EXERCISE BRIEF:
Transcribe the material verbatim in full; the pictures do not belong in the copy.

STORED DATA:
# # # # # # #

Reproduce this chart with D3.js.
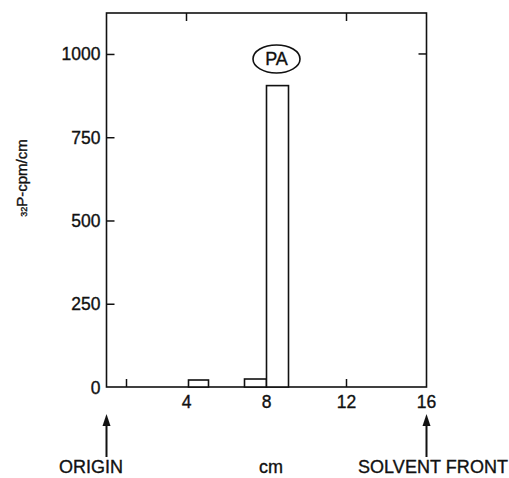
<!DOCTYPE html>
<html>
<head>
<meta charset="utf-8">
<script src="https://cdn.jsdelivr.net/npm/d3@7"></script>
<style>
  body { margin: 0; background: #fff; }
  text { font-family: "Liberation Sans", Arial, sans-serif; fill: #111; stroke: #111; stroke-width: 0.35px; }
</style>
</head>
<body>
<div id="chart"></div>
<script>
var svgWidth = 509;
var svgHeight = 478;

var margin = { top: 13, left: 106.5 };
var width = 320;
var height = 374;

// bars: start / end in cm and counts
var binStart = [4.1, 6.9, 8.0];
var binEnd = [5.1, 8.0, 9.1];
var counts = [21, 24, 905];

var yTicks = [0, 250, 500, 750, 1000];
var xTickLabels = [4, 8, 12, 16];
var bottomMinor = [1, 12];
var topMinor = [4, 12];

var svg = d3.select("#chart")
  .append("svg")
  .attr("width", svgWidth)
  .attr("height", svgHeight);

var chartGroup = svg.append("g")
  .attr("transform", `translate(${margin.left}, ${margin.top})`);

var xScale = d3.scaleLinear().domain([0, 16]).range([0, width]);
var yScale = d3.scaleLinear().domain([0, 1123]).range([height, 0]);

// frame
chartGroup.append("rect")
  .attr("x", 0).attr("y", 0)
  .attr("width", width).attr("height", height)
  .attr("fill", "none")
  .attr("stroke", "#111")
  .attr("stroke-width", 1.6);

// left axis, ticks pointing inward
var leftAxis = d3.axisRight(yScale).tickValues(yTicks.slice(1)).tickSize(8).tickFormat("");
var leftG = chartGroup.append("g").call(leftAxis);
leftG.select(".domain").remove();
leftG.selectAll("line").attr("stroke", "#111").attr("stroke-width", 1.5);

chartGroup.selectAll("text.ylab")
  .data(yTicks)
  .enter()
  .append("text")
  .attr("class", "ylab")
  .attr("x", -6)
  .attr("y", d => yScale(d) + 6.5)
  .attr("text-anchor", "end")
  .attr("font-size", "17.5px")
  .text(d => d);

// right side tick at 1000
chartGroup.append("line")
  .attr("x1", width).attr("x2", width - 8)
  .attr("y1", yScale(1000)).attr("y2", yScale(1000))
  .attr("stroke", "#111").attr("stroke-width", 1.5);

// bottom minor ticks (upward)
chartGroup.selectAll("line.bt")
  .data(bottomMinor)
  .enter()
  .append("line")
  .attr("class", "bt")
  .attr("x1", d => xScale(d)).attr("x2", d => xScale(d))
  .attr("y1", height).attr("y2", height - 8)
  .attr("stroke", "#111").attr("stroke-width", 1.5);

// top minor ticks (downward)
chartGroup.selectAll("line.tt")
  .data(topMinor)
  .enter()
  .append("line")
  .attr("class", "tt")
  .attr("x1", d => xScale(d)).attr("x2", d => xScale(d))
  .attr("y1", 0).attr("y2", 8)
  .attr("stroke", "#111").attr("stroke-width", 1.5);

chartGroup.selectAll("text.xlab")
  .data(xTickLabels)
  .enter()
  .append("text")
  .attr("class", "xlab")
  .attr("x", d => xScale(d))
  .attr("y", height + 21)
  .attr("text-anchor", "middle")
  .attr("font-size", "17.5px")
  .text(d => d);

// bars
chartGroup.selectAll("rect.bar")
  .data(counts)
  .enter()
  .append("rect")
  .attr("class", "bar")
  .attr("x", (d, i) => xScale(binStart[i]))
  .attr("width", (d, i) => xScale(binEnd[i]) - xScale(binStart[i]))
  .attr("y", d => yScale(d))
  .attr("height", d => height - yScale(d))
  .attr("fill", "#fff")
  .attr("stroke", "#111")
  .attr("stroke-width", 1.6);

// PA label
var paX = xScale(8.5);
var paY = yScale(985);
chartGroup.append("ellipse")
  .attr("cx", paX).attr("cy", paY)
  .attr("rx", 23.5).attr("ry", 14)
  .attr("fill", "none").attr("stroke", "#111").attr("stroke-width", 1.6);
chartGroup.append("text")
  .attr("x", paX).attr("y", paY + 6.5)
  .attr("text-anchor", "middle")
  .attr("font-size", "18px")
  .text("PA");

// arrows below axis
var arrowX = [0, 16];
chartGroup.selectAll("line.arrow")
  .data(arrowX)
  .enter()
  .append("line")
  .attr("class", "arrow")
  .attr("x1", d => xScale(d)).attr("x2", d => xScale(d))
  .attr("y1", height + 34).attr("y2", height + 70)
  .attr("stroke", "#111").attr("stroke-width", 2);
chartGroup.selectAll("path.head")
  .data(arrowX)
  .enter()
  .append("path")
  .attr("class", "head")
  .attr("d", d => `M${xScale(d)},${height + 27} l-4,12 l8,0 z`)
  .attr("fill", "#111");

// bottom labels
svg.append("text")
  .attr("x", 123).attr("y", 473)
  .attr("text-anchor", "end")
  .attr("font-size", "18px")
  .text("ORIGIN");
svg.append("text")
  .attr("x", 271).attr("y", 473)
  .attr("text-anchor", "middle")
  .attr("font-size", "18px")
  .text("cm");
svg.append("text")
  .attr("x", 358).attr("y", 473)
  .attr("textLength", 150)
  .attr("font-size", "18px")
  .text("SOLVENT FRONT");

// y axis label
var yl = svg.append("text")
  .attr("transform", "translate(27, 178) rotate(-90)")
  .attr("text-anchor", "middle")
  .attr("font-size", "15px");
yl.append("tspan").attr("font-size", "9px").text("32");
yl.append("tspan").text("P-cpm/cm");
</script>
</body>
</html>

# # # # # # #

FULL RESPONSE:
Reproduce this chart with D3.js.
<!DOCTYPE html>
<html>
<head>
<meta charset="utf-8">
<script src="https://cdn.jsdelivr.net/npm/d3@7"></script>
<style>
  body { margin: 0; background: #fff; }
  text { font-family: "Liberation Sans", Arial, sans-serif; fill: #111; stroke: #111; stroke-width: 0.35px; }
</style>
</head>
<body>
<div id="chart"></div>
<script>
var svgWidth = 509;
var svgHeight = 478;

var margin = { top: 13, left: 106.5 };
var width = 320;
var height = 374;

// bars: start / end in cm and counts
var binStart = [4.1, 6.9, 8.0];
var binEnd = [5.1, 8.0, 9.1];
var counts = [21, 24, 905];

var yTicks = [0, 250, 500, 750, 1000];
var xTickLabels = [4, 8, 12, 16];
var bottomMinor = [1, 12];
var topMinor = [4, 12];

var svg = d3.select("#chart")
  .append("svg")
  .attr("width", svgWidth)
  .attr("height", svgHeight);

var chartGroup = svg.append("g")
  .attr("transform", `translate(${margin.left}, ${margin.top})`);

var xScale = d3.scaleLinear().domain([0, 16]).range([0, width]);
var yScale = d3.scaleLinear().domain([0, 1123]).range([height, 0]);

// frame
chartGroup.append("rect")
  .attr("x", 0).attr("y", 0)
  .attr("width", width).attr("height", height)
  .attr("fill", "none")
  .attr("stroke", "#111")
  .attr("stroke-width", 1.6);

// left axis, ticks pointing inward
var leftAxis = d3.axisRight(yScale).tickValues(yTicks.slice(1)).tickSize(8).tickFormat("");
var leftG = chartGroup.append("g").call(leftAxis);
leftG.select(".domain").remove();
leftG.selectAll("line").attr("stroke", "#111").attr("stroke-width", 1.5);

chartGroup.selectAll("text.ylab")
  .data(yTicks)
  .enter()
  .append("text")
  .attr("class", "ylab")
  .attr("x", -6)
  .attr("y", d => yScale(d) + 6.5)
  .attr("text-anchor", "end")
  .attr("font-size", "17.5px")
  .text(d => d);

// right side tick at 1000
chartGroup.append("line")
  .attr("x1", width).attr("x2", width - 8)
  .attr("y1", yScale(1000)).attr("y2", yScale(1000))
  .attr("stroke", "#111").attr("stroke-width", 1.5);

// bottom minor ticks (upward)
chartGroup.selectAll("line.bt")
  .data(bottomMinor)
  .enter()
  .append("line")
  .attr("class", "bt")
  .attr("x1", d => xScale(d)).attr("x2", d => xScale(d))
  .attr("y1", height).attr("y2", height - 8)
  .attr("stroke", "#111").attr("stroke-width", 1.5);

// top minor ticks (downward)
chartGroup.selectAll("line.tt")
  .data(topMinor)
  .enter()
  .append("line")
  .attr("class", "tt")
  .attr("x1", d => xScale(d)).attr("x2", d => xScale(d))
  .attr("y1", 0).attr("y2", 8)
  .attr("stroke", "#111").attr("stroke-width", 1.5);

chartGroup.selectAll("text.xlab")
  .data(xTickLabels)
  .enter()
  .append("text")
  .attr("class", "xlab")
  .attr("x", d => xScale(d))
  .attr("y", height + 21)
  .attr("text-anchor", "middle")
  .attr("font-size", "17.5px")
  .text(d => d);

// bars
chartGroup.selectAll("rect.bar")
  .data(counts)
  .enter()
  .append("rect")
  .attr("class", "bar")
  .attr("x", (d, i) => xScale(binStart[i]))
  .attr("width", (d, i) => xScale(binEnd[i]) - xScale(binStart[i]))
  .attr("y", d => yScale(d))
  .attr("height", d => height - yScale(d))
  .attr("fill", "#fff")
  .attr("stroke", "#111")
  .attr("stroke-width", 1.6);

// PA label
var paX = xScale(8.5);
var paY = yScale(985);
chartGroup.append("ellipse")
  .attr("cx", paX).attr("cy", paY)
  .attr("rx", 23.5).attr("ry", 14)
  .attr("fill", "none").attr("stroke", "#111").attr("stroke-width", 1.6);
chartGroup.append("text")
  .attr("x", paX).attr("y", paY + 6.5)
  .attr("text-anchor", "middle")
  .attr("font-size", "18px")
  .text("PA");

// arrows below axis
var arrowX = [0, 16];
chartGroup.selectAll("line.arrow")
  .data(arrowX)
  .enter()
  .append("line")
  .attr("class", "arrow")
  .attr("x1", d => xScale(d)).attr("x2", d => xScale(d))
  .attr("y1", height + 34).attr("y2", height + 70)
  .attr("stroke", "#111").attr("stroke-width", 2);
chartGroup.selectAll("path.head")
  .data(arrowX)
  .enter()
  .append("path")
  .attr("class", "head")
  .attr("d", d => `M${xScale(d)},${height + 27} l-4,12 l8,0 z`)
  .attr("fill", "#111");

// bottom labels
svg.append("text")
  .attr("x", 123).attr("y", 473)
  .attr("text-anchor", "end")
  .attr("font-size", "18px")
  .text("ORIGIN");
svg.append("text")
  .attr("x", 271).attr("y", 473)
  .attr("text-anchor", "middle")
  .attr("font-size", "18px")
  .text("cm");
svg.append("text")
  .attr("x", 358).attr("y", 473)
  .attr("textLength", 150)
  .attr("font-size", "18px")
  .text("SOLVENT FRONT");

// y axis label
var yl = svg.append("text")
  .attr("transform", "translate(27, 178) rotate(-90)")
  .attr("text-anchor", "middle")
  .attr("font-size", "15px");
yl.append("tspan").attr("font-size", "9px").text("32");
yl.append("tspan").text("P-cpm/cm");
</script>
</body>
</html>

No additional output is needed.